> **Provided data**
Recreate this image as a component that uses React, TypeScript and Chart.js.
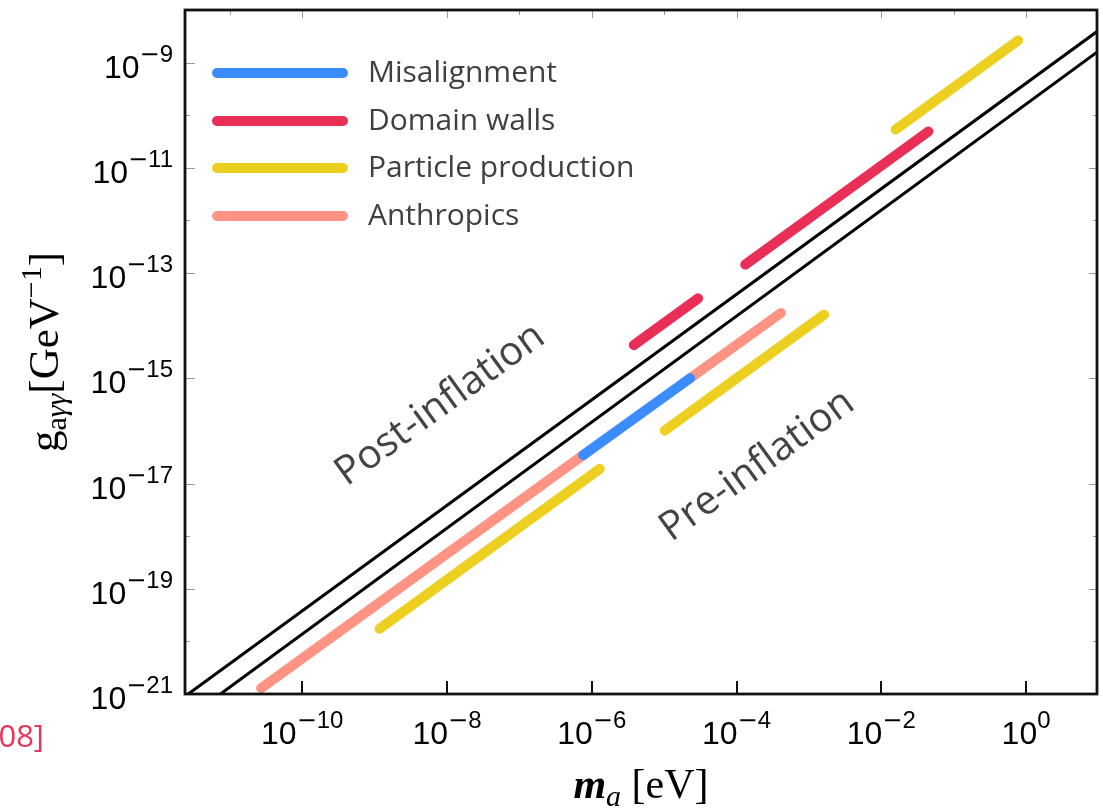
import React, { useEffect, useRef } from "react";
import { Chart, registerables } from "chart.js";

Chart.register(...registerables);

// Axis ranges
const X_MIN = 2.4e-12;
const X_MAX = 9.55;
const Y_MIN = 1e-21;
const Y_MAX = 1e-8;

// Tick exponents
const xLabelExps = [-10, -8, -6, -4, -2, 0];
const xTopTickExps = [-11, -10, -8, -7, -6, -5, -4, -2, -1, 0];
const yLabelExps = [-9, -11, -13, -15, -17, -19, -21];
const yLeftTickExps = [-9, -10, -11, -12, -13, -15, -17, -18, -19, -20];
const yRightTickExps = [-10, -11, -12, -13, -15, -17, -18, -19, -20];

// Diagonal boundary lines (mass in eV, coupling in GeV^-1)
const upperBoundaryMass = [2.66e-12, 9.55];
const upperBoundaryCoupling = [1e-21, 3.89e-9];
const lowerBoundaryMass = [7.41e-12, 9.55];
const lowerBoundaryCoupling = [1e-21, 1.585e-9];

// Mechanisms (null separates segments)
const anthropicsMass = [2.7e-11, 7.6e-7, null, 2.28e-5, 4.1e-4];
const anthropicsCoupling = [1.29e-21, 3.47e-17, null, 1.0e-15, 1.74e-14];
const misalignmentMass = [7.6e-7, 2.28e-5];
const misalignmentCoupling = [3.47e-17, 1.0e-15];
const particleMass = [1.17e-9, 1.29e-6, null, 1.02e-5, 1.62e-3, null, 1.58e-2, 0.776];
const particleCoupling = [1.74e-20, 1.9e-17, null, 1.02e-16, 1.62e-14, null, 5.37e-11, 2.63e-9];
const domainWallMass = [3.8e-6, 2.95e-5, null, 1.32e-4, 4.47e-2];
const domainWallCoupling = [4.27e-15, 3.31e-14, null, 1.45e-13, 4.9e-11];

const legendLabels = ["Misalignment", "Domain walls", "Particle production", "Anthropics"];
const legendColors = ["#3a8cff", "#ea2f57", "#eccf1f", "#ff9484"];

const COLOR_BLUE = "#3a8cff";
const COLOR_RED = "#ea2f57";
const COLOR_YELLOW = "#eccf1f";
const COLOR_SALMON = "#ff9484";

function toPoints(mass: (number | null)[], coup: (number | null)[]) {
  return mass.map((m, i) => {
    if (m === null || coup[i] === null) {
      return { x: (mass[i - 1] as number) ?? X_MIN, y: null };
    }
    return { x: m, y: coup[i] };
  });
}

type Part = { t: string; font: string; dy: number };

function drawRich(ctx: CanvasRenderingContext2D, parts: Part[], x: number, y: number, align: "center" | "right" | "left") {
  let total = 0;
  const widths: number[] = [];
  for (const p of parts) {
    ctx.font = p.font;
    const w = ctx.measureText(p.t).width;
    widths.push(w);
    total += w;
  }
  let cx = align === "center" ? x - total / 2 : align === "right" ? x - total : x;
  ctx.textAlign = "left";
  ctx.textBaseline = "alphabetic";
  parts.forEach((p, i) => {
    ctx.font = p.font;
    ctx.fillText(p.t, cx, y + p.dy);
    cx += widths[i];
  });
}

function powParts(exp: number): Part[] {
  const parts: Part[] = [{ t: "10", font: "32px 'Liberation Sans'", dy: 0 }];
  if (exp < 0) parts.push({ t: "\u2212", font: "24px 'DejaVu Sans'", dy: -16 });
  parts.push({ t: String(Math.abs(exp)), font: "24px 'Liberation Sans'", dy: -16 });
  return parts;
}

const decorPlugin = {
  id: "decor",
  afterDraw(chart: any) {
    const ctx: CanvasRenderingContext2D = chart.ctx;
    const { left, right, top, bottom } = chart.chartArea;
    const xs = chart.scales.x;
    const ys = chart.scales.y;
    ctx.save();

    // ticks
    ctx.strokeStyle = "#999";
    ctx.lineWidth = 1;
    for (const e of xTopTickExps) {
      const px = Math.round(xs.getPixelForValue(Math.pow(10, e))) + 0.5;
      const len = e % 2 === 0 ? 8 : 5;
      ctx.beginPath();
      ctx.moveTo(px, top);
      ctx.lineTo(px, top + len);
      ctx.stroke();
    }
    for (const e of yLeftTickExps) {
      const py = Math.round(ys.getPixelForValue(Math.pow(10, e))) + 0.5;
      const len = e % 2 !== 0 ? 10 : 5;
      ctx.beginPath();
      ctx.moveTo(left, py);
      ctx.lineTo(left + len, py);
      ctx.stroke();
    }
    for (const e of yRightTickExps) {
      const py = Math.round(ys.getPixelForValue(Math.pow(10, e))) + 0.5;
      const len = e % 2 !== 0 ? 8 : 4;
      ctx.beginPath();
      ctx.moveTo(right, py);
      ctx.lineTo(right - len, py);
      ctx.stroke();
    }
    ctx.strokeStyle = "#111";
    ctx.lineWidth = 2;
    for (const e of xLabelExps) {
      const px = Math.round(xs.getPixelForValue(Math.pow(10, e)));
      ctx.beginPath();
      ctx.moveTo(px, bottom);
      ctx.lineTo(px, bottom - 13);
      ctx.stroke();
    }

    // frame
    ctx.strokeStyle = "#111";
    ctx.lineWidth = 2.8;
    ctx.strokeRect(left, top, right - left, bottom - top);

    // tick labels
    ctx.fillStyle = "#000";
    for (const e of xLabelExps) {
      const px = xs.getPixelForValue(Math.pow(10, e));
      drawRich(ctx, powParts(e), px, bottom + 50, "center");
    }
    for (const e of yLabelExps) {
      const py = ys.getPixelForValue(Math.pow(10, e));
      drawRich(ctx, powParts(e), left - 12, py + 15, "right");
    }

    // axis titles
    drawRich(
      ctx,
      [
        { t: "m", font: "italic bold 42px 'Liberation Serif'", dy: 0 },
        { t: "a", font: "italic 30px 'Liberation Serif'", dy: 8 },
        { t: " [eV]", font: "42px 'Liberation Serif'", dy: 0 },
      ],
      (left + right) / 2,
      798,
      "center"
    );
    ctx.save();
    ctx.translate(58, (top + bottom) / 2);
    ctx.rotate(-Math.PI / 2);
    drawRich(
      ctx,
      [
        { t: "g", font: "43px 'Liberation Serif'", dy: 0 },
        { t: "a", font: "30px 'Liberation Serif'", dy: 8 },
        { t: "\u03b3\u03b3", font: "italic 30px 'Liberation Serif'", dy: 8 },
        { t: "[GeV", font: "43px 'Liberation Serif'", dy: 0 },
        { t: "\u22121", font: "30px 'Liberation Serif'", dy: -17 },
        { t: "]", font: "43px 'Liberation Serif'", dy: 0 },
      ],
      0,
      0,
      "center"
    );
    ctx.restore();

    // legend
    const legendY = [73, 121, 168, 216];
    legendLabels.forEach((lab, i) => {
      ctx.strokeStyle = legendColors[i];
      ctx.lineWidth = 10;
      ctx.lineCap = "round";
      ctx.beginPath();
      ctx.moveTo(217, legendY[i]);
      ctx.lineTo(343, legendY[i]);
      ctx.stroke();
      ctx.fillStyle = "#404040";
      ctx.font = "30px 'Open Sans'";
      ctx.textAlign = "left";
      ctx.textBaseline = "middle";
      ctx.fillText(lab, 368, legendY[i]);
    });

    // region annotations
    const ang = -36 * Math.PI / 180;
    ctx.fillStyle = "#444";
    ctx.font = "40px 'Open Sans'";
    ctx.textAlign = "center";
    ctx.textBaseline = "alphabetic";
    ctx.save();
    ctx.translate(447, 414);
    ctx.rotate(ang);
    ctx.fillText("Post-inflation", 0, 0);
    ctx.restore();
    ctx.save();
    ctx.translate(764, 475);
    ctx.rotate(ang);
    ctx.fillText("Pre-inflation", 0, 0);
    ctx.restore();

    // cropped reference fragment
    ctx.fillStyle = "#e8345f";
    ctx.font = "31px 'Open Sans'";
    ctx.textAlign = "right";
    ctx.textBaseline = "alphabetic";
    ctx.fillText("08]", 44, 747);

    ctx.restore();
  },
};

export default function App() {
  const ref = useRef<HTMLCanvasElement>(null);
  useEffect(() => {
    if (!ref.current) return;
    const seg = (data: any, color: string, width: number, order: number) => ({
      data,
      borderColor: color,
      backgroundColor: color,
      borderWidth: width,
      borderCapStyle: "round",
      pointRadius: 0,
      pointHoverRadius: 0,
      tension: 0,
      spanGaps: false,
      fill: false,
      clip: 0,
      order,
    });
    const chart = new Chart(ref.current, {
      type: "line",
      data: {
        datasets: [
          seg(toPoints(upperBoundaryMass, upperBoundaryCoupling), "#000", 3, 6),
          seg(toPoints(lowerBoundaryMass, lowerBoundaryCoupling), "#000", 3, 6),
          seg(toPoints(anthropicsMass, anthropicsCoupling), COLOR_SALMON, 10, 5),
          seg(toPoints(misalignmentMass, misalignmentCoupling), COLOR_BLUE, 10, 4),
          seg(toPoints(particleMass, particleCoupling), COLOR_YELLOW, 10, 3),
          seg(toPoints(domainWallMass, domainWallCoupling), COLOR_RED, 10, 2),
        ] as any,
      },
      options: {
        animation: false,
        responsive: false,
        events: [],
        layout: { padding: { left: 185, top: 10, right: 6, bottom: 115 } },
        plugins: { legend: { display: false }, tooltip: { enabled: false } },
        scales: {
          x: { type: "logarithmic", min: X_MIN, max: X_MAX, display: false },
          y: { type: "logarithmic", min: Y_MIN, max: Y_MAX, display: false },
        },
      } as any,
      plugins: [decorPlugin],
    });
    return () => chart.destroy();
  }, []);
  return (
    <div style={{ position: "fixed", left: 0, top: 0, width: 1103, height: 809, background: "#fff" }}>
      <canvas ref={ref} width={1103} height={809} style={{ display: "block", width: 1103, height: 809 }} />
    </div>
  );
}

> **Objective**
Each line from the top of the material through the line containing "const Y_MAX = 1e-8;" should be reproduced exactly; please drop any images.

> **Task result**
Recreate this image as a component that uses React, TypeScript and Chart.js.
import React, { useEffect, useRef } from "react";
import { Chart, registerables } from "chart.js";

Chart.register(...registerables);

// Axis ranges
const X_MIN = 2.4e-12;
const X_MAX = 9.55;
const Y_MIN = 1e-21;
const Y_MAX = 1e-8;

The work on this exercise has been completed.